Check each line of the material below for "diagram", then copy the ones that contain it.

STORED DATA:
--------------------------------

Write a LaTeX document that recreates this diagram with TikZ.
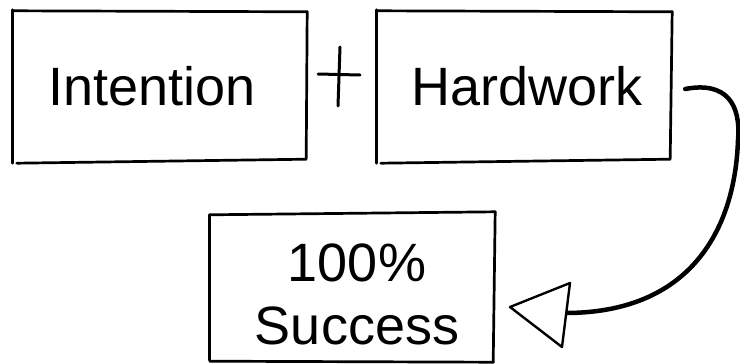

--------------------------------

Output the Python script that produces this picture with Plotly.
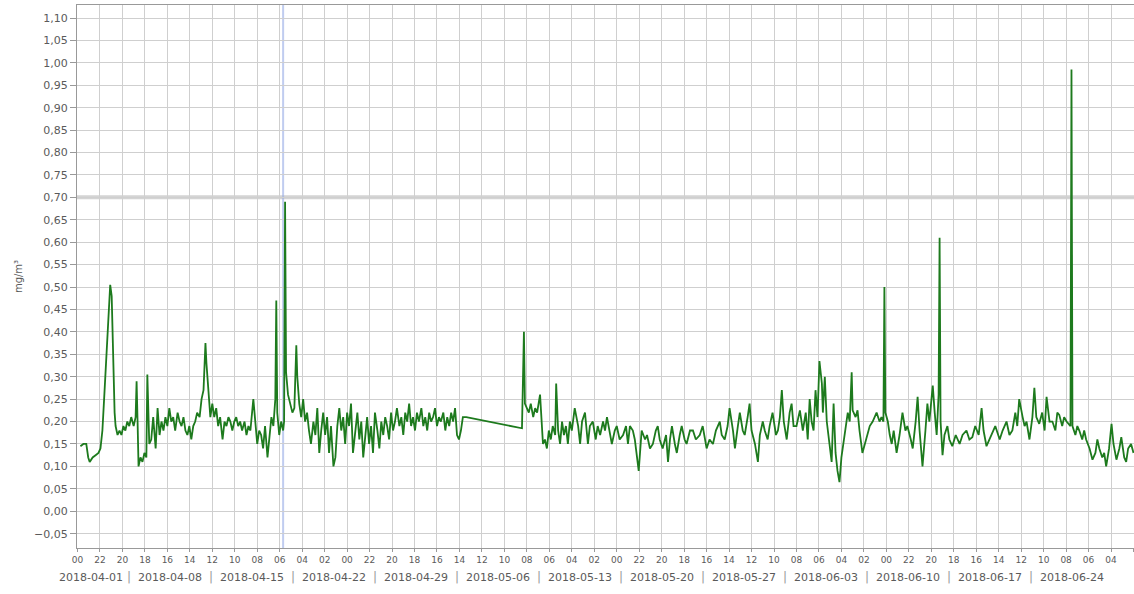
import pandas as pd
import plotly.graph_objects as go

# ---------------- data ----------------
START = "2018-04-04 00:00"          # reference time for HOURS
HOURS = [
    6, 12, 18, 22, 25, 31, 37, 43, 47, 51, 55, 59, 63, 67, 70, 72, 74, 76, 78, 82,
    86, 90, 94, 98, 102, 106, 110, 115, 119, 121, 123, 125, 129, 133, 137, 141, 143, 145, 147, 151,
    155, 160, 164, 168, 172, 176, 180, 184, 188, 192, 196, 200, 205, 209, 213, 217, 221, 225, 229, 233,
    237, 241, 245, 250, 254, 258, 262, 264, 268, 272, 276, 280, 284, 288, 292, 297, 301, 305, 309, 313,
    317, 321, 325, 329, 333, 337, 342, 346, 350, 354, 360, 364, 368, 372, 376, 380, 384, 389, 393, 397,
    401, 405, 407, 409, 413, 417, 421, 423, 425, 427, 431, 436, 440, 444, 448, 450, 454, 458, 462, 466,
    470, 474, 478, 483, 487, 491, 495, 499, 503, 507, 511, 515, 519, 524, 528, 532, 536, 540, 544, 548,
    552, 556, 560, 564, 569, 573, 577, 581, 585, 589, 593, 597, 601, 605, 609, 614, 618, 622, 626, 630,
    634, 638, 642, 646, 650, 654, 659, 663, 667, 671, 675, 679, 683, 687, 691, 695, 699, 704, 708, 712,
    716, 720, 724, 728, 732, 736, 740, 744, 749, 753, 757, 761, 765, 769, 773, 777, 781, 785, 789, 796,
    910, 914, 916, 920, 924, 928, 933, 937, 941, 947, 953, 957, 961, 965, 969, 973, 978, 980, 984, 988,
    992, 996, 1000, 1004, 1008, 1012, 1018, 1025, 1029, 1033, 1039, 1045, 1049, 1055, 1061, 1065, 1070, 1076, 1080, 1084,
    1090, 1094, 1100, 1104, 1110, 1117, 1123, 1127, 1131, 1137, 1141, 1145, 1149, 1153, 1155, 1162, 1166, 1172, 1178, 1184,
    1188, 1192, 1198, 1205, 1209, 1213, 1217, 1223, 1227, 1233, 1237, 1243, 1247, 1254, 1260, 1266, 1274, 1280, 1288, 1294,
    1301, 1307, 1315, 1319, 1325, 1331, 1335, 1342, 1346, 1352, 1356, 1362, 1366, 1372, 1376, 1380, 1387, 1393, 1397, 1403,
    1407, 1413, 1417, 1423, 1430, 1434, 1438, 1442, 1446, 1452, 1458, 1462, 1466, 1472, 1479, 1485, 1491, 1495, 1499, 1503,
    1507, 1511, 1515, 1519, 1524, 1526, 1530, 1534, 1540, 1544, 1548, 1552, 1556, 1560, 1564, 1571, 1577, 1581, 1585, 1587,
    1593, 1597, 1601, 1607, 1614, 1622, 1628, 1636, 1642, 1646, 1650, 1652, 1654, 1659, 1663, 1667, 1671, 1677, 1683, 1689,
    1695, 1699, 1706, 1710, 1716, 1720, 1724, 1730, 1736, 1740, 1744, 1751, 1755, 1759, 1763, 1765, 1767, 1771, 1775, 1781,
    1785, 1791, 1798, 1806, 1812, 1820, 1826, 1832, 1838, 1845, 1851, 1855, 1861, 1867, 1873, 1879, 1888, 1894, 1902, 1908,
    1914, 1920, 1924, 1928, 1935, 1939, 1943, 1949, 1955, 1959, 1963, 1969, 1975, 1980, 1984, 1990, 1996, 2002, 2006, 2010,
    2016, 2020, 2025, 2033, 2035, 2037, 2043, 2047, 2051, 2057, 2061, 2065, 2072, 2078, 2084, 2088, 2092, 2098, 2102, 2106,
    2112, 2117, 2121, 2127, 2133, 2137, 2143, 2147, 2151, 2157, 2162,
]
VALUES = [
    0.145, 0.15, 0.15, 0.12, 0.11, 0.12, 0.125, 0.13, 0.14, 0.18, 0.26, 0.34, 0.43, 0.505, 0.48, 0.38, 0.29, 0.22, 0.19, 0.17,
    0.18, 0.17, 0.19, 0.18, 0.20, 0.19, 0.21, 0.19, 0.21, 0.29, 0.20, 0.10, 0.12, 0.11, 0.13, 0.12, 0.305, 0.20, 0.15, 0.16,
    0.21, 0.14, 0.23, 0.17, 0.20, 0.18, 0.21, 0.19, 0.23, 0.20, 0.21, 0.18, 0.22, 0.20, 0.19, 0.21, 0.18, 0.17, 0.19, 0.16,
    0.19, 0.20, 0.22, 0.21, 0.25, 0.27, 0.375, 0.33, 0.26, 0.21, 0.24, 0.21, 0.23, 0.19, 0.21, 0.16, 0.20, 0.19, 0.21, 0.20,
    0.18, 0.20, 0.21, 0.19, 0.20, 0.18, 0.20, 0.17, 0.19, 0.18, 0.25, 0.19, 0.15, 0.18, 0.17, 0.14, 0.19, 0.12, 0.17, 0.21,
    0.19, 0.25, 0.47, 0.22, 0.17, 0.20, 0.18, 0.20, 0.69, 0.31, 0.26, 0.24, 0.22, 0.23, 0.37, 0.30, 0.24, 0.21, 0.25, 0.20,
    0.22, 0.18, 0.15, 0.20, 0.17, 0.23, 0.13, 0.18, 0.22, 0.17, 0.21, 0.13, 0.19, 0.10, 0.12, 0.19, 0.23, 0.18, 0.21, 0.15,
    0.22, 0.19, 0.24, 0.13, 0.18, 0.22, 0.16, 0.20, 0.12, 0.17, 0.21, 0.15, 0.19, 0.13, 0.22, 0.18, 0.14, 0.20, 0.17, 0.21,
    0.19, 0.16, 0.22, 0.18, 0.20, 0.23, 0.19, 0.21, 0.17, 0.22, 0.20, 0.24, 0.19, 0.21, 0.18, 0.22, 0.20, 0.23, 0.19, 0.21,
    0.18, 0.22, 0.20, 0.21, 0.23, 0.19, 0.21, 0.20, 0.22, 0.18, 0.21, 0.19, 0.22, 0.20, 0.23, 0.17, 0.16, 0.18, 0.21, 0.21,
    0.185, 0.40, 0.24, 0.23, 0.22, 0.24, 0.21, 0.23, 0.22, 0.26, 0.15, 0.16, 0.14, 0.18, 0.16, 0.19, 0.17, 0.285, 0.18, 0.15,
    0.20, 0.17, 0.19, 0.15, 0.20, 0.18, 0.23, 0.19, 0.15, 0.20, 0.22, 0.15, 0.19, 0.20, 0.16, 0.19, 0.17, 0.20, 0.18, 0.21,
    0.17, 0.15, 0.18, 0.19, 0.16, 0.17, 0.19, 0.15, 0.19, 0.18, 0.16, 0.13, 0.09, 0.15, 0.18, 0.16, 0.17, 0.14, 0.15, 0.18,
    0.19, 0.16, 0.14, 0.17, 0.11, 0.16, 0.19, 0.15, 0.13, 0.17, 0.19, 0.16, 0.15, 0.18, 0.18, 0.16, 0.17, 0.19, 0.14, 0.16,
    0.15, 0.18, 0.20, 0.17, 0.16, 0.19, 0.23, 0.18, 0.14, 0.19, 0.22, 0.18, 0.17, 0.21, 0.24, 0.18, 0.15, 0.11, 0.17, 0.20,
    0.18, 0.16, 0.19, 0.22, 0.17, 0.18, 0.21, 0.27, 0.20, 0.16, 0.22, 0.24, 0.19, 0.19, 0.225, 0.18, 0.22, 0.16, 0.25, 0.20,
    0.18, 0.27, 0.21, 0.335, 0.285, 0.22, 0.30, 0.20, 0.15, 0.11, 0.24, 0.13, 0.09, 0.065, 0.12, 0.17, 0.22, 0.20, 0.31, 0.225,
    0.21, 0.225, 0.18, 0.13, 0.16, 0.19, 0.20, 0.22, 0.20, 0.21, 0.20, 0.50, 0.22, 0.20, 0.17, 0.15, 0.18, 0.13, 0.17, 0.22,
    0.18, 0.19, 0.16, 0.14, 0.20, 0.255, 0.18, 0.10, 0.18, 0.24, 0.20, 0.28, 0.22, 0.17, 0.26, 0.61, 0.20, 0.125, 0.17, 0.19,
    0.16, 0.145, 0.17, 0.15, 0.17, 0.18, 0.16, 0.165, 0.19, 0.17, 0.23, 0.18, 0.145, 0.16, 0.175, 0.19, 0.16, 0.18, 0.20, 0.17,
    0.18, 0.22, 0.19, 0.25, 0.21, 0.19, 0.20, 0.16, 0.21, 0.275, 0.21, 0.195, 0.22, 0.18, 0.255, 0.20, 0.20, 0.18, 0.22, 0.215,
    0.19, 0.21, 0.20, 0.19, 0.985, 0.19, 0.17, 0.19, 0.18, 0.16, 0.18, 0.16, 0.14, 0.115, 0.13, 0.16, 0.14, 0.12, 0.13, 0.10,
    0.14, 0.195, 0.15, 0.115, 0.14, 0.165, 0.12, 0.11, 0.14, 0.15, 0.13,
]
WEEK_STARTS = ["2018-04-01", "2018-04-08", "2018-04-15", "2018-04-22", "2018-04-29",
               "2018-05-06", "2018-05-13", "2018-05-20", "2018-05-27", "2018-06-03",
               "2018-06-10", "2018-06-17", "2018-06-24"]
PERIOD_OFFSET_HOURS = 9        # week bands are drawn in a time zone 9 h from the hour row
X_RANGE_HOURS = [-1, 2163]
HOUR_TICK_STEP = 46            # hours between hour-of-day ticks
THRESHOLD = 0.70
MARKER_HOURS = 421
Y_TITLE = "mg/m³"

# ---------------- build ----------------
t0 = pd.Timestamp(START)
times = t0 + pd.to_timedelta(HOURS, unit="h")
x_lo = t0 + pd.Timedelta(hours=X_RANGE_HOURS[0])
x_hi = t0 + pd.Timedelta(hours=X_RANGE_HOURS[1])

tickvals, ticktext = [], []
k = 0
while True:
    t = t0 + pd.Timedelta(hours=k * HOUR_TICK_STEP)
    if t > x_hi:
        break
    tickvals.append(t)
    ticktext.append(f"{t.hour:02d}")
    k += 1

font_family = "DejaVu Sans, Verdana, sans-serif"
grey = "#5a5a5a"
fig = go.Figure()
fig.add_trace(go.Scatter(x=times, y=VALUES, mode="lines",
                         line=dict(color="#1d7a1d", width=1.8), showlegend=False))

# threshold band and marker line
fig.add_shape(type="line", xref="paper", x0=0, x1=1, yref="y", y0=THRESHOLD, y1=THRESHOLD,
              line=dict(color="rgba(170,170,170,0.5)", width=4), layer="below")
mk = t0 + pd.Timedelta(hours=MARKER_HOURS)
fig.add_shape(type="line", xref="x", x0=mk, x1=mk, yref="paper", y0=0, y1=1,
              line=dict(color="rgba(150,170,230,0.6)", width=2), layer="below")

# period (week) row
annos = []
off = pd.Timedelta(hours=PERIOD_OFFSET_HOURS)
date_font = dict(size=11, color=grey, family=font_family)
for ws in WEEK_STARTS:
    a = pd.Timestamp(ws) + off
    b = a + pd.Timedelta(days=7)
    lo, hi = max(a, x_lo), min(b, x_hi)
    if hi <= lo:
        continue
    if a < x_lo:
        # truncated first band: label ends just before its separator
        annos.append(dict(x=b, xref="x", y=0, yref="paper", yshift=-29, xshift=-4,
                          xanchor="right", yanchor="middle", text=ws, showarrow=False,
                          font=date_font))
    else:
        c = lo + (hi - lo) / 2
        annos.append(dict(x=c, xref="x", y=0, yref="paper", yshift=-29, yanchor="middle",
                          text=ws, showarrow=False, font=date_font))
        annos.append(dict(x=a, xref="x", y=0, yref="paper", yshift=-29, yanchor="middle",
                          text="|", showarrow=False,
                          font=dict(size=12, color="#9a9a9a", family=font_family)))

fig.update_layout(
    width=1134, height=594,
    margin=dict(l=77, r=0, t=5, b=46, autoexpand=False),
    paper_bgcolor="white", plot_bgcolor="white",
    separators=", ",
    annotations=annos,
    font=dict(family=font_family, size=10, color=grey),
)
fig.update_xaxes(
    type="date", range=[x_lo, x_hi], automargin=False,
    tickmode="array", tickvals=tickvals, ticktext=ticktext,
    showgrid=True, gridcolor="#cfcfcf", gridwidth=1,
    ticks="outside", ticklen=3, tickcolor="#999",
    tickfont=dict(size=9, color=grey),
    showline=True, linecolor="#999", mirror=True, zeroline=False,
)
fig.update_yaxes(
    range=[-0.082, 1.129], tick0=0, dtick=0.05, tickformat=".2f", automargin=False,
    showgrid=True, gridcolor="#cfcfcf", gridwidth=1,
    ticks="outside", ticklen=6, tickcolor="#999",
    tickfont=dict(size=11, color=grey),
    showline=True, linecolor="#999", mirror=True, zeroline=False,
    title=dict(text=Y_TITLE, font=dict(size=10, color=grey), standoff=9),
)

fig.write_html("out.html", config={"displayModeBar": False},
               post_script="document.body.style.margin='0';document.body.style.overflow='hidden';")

--------------------------------

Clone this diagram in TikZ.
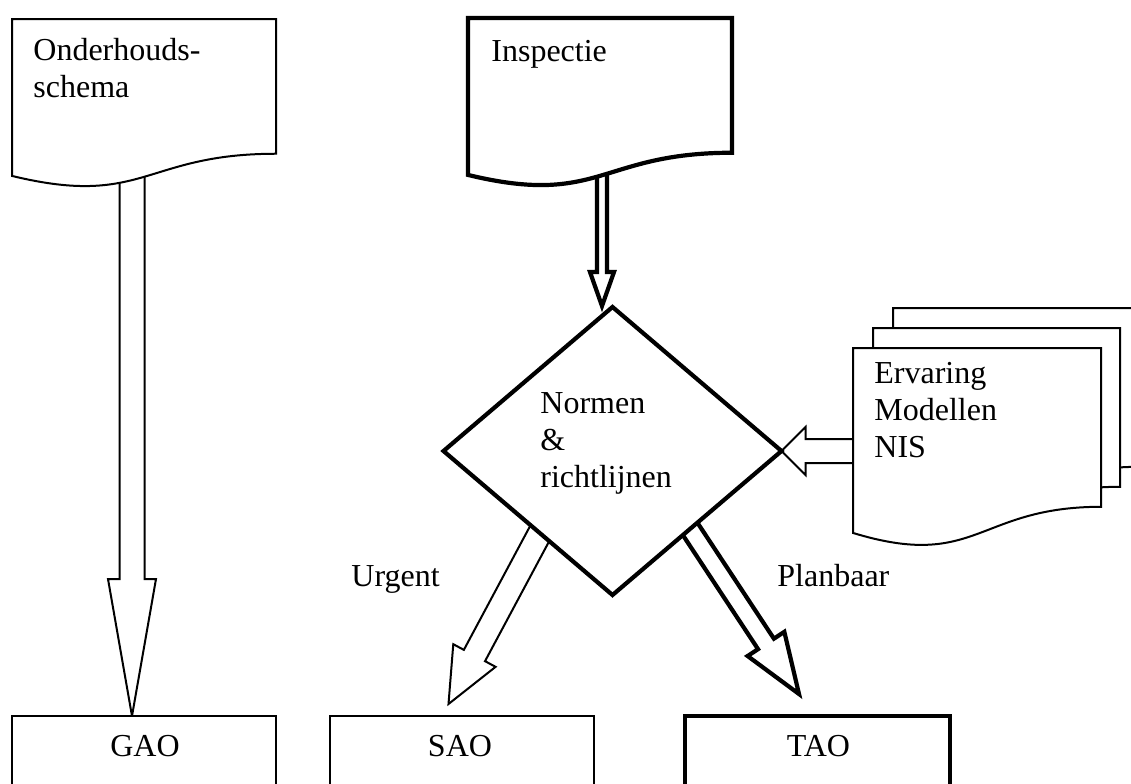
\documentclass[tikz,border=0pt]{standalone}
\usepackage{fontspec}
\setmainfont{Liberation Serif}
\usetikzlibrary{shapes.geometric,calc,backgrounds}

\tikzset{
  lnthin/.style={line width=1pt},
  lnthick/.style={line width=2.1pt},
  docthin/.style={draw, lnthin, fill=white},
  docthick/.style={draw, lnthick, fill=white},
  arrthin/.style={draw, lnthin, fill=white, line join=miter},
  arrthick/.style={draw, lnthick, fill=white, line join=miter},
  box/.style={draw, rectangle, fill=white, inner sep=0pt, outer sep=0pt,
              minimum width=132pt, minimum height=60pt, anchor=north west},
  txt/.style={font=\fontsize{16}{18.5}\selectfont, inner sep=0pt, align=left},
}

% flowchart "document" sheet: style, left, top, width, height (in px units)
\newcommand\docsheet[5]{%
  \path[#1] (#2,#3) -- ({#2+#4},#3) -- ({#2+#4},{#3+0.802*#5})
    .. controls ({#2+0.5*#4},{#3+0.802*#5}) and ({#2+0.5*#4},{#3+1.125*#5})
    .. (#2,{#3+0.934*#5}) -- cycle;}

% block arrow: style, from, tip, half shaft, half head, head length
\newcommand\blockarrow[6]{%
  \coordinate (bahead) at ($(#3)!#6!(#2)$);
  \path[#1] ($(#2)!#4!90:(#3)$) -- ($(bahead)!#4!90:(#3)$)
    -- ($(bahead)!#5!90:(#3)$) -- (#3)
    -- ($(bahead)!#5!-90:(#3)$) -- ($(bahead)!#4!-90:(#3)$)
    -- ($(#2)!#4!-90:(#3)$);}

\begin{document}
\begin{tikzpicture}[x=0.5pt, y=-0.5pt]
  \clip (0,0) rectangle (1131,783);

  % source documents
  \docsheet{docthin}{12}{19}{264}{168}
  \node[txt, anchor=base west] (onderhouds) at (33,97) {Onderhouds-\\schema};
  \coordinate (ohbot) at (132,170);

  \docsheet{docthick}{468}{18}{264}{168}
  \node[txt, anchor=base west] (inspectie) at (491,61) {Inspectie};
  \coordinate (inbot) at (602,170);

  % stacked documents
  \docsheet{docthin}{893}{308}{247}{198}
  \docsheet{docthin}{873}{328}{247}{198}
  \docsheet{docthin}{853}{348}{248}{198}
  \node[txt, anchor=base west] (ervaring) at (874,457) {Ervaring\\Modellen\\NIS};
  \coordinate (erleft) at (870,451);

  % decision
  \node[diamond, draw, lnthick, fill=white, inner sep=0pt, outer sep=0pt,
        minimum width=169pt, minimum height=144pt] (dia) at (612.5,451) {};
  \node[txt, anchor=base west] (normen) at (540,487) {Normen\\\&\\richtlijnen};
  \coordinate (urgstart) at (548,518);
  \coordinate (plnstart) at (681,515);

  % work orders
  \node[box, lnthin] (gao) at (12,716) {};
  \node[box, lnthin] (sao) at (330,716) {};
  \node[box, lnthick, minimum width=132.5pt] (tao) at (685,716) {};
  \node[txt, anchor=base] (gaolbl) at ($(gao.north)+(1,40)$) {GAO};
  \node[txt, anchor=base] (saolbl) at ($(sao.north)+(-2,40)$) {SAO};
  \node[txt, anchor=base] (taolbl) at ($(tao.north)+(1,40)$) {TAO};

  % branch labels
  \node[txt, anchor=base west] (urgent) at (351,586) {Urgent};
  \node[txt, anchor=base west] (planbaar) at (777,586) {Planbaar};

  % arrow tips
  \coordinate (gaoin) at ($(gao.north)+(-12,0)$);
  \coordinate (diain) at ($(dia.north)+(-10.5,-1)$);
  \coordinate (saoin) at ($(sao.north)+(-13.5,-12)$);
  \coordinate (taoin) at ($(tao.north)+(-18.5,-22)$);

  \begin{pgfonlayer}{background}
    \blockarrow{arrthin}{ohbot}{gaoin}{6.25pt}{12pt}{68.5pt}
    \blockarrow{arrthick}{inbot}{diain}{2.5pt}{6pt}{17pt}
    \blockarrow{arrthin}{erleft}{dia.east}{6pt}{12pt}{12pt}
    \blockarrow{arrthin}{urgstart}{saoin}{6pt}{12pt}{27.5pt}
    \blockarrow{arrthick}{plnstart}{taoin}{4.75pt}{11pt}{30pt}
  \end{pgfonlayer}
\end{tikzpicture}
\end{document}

--------------------------------

SOLUTION FOR THIS TASK:
Write a LaTeX document that recreates this diagram with TikZ.
Clone this diagram in TikZ.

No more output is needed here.